Problem to solve ▸ Below this line is the material. Write out only its lines from the one containing "Clone this chart in matplotlib." through the one containing "ax = fig.add_axes([0.0737, 0.062, 0.9263, 0.9267])", both kept, exactly.

Source material ▸
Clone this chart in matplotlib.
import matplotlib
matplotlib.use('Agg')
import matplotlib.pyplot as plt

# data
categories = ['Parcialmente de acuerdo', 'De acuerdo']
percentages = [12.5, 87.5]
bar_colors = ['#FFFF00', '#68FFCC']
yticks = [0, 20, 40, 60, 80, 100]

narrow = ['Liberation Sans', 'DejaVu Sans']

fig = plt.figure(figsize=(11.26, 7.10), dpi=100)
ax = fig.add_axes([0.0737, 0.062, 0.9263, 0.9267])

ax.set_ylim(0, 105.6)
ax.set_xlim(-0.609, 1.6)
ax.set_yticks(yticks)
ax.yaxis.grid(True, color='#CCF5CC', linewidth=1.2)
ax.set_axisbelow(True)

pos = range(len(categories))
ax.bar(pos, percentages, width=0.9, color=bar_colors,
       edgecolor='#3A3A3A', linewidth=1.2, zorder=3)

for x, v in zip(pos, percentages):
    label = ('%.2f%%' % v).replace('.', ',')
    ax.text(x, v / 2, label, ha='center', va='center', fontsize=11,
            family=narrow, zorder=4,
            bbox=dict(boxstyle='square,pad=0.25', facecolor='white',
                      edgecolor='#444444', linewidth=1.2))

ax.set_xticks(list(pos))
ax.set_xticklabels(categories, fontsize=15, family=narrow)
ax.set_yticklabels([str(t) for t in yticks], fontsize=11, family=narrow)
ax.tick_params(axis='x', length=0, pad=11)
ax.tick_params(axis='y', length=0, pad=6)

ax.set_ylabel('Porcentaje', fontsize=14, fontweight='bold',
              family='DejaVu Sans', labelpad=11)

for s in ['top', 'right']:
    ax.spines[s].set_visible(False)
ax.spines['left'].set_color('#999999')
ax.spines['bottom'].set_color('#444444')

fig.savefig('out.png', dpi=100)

...

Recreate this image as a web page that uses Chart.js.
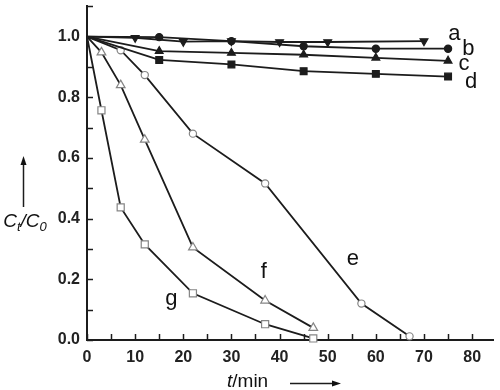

Answer to the task ▸
Clone this chart in matplotlib.
import matplotlib
matplotlib.use('Agg')
import matplotlib.pyplot as plt

# data
categories = ['Parcialmente de acuerdo', 'De acuerdo']
percentages = [12.5, 87.5]
bar_colors = ['#FFFF00', '#68FFCC']
yticks = [0, 20, 40, 60, 80, 100]

narrow = ['Liberation Sans', 'DejaVu Sans']

fig = plt.figure(figsize=(11.26, 7.10), dpi=100)
ax = fig.add_axes([0.0737, 0.062, 0.9263, 0.9267])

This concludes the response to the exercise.